In that sense, it is most reminiscent of 1993's Sleepless in Seattle, about two people clearly made for each other, but who do not discover that fact until the movie's final moments. In that one, Meg Ryan is addicted to watching the weepy chick flick An Affair to Remember, whereas here it is John Cusack as sensitive schlub Jake Anderson who spends his afternoons sighing over the romanticism of Doctor Zhivago.

Goldberg's screenplay is awfully knowing, with lots of awkward encounters between mismatched dates and some terrific gobs of dialogue for Cusack as a philosophical boat builder, trying to get back in the romance race, but tripping over his too frank introspection. His first encounter with preschool teacher Sarah Nolan (Diane Lane) at a dog park goes especially badly, a meeting forced upon them by his divorce lawyer pal (Ben Shankman) and her nudgy sister (Elizabeth Perkins).

But in the traditions of classic romantic comedies, the inevitability of their ending up together is ordained from the start.

In part, that is the result of its two stars, well cast even if neither is working very hard or straying far from previous roles. The uncommonly attractive, even when trying to look dowdy, Lane is a highly sympathetic character, at sea in the dating pool and nearly going under. Apropos of the movie's title, puppy-like Cusack plays up his hang dog expressions and eternal boyishness. He is better when his roles have more edge, but this leading man assignment is as unlikely as it is appealing. As a divorced dad whose son is in Sarah's class, Dermot Mulroney comes on to her, but has no chance at winning her heart with Cusack in the picture.

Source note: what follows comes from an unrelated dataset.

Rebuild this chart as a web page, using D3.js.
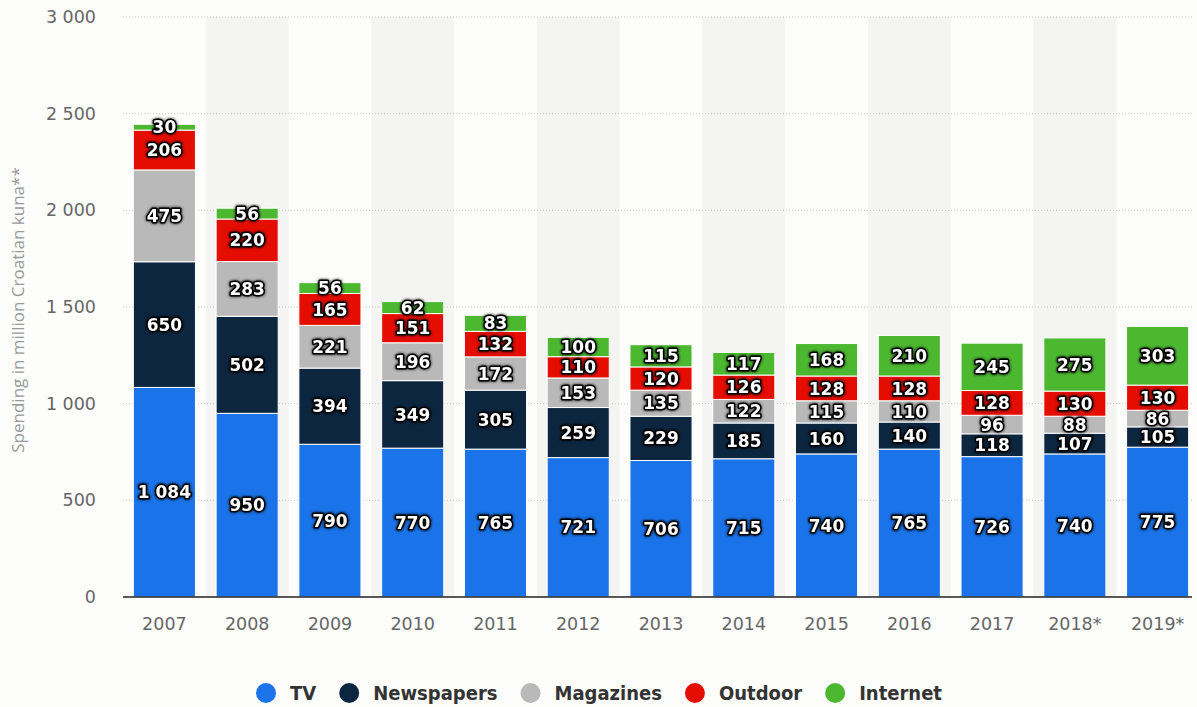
<!DOCTYPE html>
<html>
<head>
<meta charset="utf-8">
<script src="https://cdn.jsdelivr.net/npm/d3@7"></script>
<style>
  html, body { margin: 0; padding: 0; background: #fdfdfb; }
  svg { display: block; }
</style>
</head>
<body>
<svg id="chart" width="1197" height="707"></svg>
<script>
const years = ["2007","2008","2009","2010","2011","2012","2013","2014","2015","2016","2017","2018*","2019*"];
const seriesNames = ["TV","Newspapers","Magazines","Outdoor","Internet"];
const tv         = [1084, 950, 790, 770, 765, 721, 706, 715, 740, 765, 726, 740, 775];
const newspapers = [650, 502, 394, 349, 305, 259, 229, 185, 160, 140, 118, 107, 105];
const magazines  = [475, 283, 221, 196, 172, 153, 135, 122, 115, 110, 96, 88, 86];
const outdoor    = [206, 220, 165, 151, 132, 110, 120, 126, 128, 128, 128, 130, 130];
const internet   = [30, 56, 56, 62, 83, 100, 115, 117, 168, 210, 245, 275, 303];
const yTicks = [0, 500, 1000, 1500, 2000, 2500, 3000];
const colors = ["#1a73e8", "#0c2640", "#b9b9b9", "#e50c00", "#4cb830"];
const yTitle = "Spending in million Croatian kuna**";

const seriesValues = [tv, newspapers, magazines, outdoor, internet];
const table = years.map((y, i) => {
  const row = { year: y };
  seriesNames.forEach((s, k) => row[s] = seriesValues[k][i]);
  return row;
});

const svg = d3.select("#chart");
const x = d3.scaleBand().domain(years).range([123, 1199]).paddingInner(0.25).paddingOuter(0.125);
const y = d3.scaleLinear().domain([0, 3000]).range([597, 17]);
const fmt = v => d3.format(",")(v).replace(/,/g, " ");

// alternating column backgrounds
const step = x.step();
svg.append("g").selectAll("rect")
  .data(years.filter((d, i) => i % 2 === 1))
  .join("rect")
  .attr("x", d => x(d) - step * 0.125)
  .attr("width", step)
  .attr("y", y(3000))
  .attr("height", y(0) - y(3000))
  .attr("fill", "#f4f4f2");

// gridlines
svg.append("g").selectAll("line")
  .data(yTicks.filter(t => t > 0))
  .join("line")
  .attr("x1", 123).attr("x2", 1192)
  .attr("y1", d => y(d)).attr("y2", d => y(d))
  .attr("stroke", "#c8c8c8")
  .attr("stroke-width", 1)
  .attr("stroke-dasharray", "1,2");

// y axis tick labels
const yAxis = d3.axisLeft(y).tickValues(yTicks).tickFormat(fmt).tickSize(0).tickPadding(0);
const yg = svg.append("g").attr("transform", "translate(96,0)").call(yAxis);
yg.select(".domain").remove();
yg.selectAll("text")
  .attr("fill", "#666")
  .attr("font-family", "DejaVu Sans, sans-serif")
  .attr("font-size", 17.5);

// y title
svg.append("text")
  .attr("transform", `translate(24,${(y(0) + y(3000)) / 2 + 3}) rotate(-90)`)
  .attr("text-anchor", "middle")
  .attr("fill", "#999")
  .attr("font-family", "Open Sans, sans-serif")
  .attr("font-size", 17)
  .text(yTitle);

// stacked bars
const stack = d3.stack().keys(seriesNames)(table);
const layers = svg.append("g").selectAll("g")
  .data(stack)
  .join("g")
  .attr("fill", (d, i) => colors[i]);
layers.selectAll("rect")
  .data(d => d)
  .join("rect")
  .attr("x", d => x(d.data.year))
  .attr("width", x.bandwidth())
  .attr("y", d => y(d[1]))
  .attr("height", d => y(d[0]) - y(d[1]))
  .attr("stroke", "#ffffff")
  .attr("stroke-width", 1);

// baseline
svg.append("line")
  .attr("x1", 123).attr("x2", 1192)
  .attr("y1", y(0)).attr("y2", y(0))
  .attr("stroke", "#222").attr("stroke-width", 1.5);

// x axis labels
const xAxis = d3.axisBottom(x).tickSize(0).tickPadding(0);
const xg = svg.append("g").attr("transform", `translate(0,${y(0) + 33})`).call(xAxis);
xg.select(".domain").remove();
xg.selectAll("text")
  .attr("dy", 0)
  .attr("fill", "#666")
  .attr("font-family", "DejaVu Sans, sans-serif")
  .attr("font-size", 17.5);

// data labels
const defs = svg.append("defs");
const f = defs.append("filter").attr("id", "shadow").attr("x", "-20%").attr("y", "-40%").attr("width", "140%").attr("height", "180%");
f.append("feDropShadow").attr("dx", 0).attr("dy", 0).attr("stdDeviation", 1.4).attr("flood-color", "#000").attr("flood-opacity", 1);

const labelG = svg.append("g");
stack.forEach(layer => {
  labelG.append("g").selectAll("text")
    .data(layer)
    .join("text")
    .attr("x", d => x(d.data.year) + x.bandwidth() / 2)
    .attr("y", d => (y(d[0]) + y(d[1])) / 2)
    .attr("dy", "0.36em")
    .attr("text-anchor", "middle")
    .attr("font-family", "DejaVu Sans, sans-serif")
    .attr("font-weight", "bold")
    .attr("font-size", 17)
    .attr("fill", "#fff")
    .attr("stroke", "#000")
    .attr("stroke-width", 3)
    .attr("stroke-linejoin", "round")
    .attr("paint-order", "stroke")
    .attr("filter", "url(#shadow)")
    .text(d => fmt(d[1] - d[0]));
});

// legend
const legend = svg.append("g").attr("transform", "translate(0,693)");
let cx = 266;
seriesNames.forEach((name, i) => {
  const g = legend.append("g");
  g.append("circle").attr("cx", cx).attr("cy", 0).attr("r", 10).attr("fill", colors[i]);
  const t = g.append("text")
    .attr("x", cx + 24)
    .attr("y", 0)
    .attr("dy", "0.36em")
    .attr("fill", "#333")
    .attr("font-family", "DejaVu Sans Condensed, DejaVu Sans, sans-serif")
    .attr("font-weight", "bold")
    .attr("font-size", 20)
    .text(name);
  const w = t.node().getComputedTextLength();
  cx = cx + 24 + w + 33;
});
</script>
</body>
</html>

Must Love Dogs is an effective primer on Internet dating services, with the usual montages of disaster matches. Sarah even arrives for a blind date to find she has selected her own widower father (Christopher Plummer), who plays the field with gusto. He is a stock comic character until a sympathetic gem of a scene in which he talks of having had the love of his life and is just not looking for another. In a similar way, Stockard Channing makes her mark as one of Plummer's ladies, a bit too savvy about society's double standard.

Considering that he was trained in television (Family Ties, Brooklyn Bridge), Goldberg is vigilant that Must Love Dogs does not stray into sitcom. His previous film, the underappreciated Bye Bye Love, was a decade ago, perhaps because his instincts are to swim against the mainstream tide. Who knows what is ahead for him, but he could have had quite a film career half a century ago.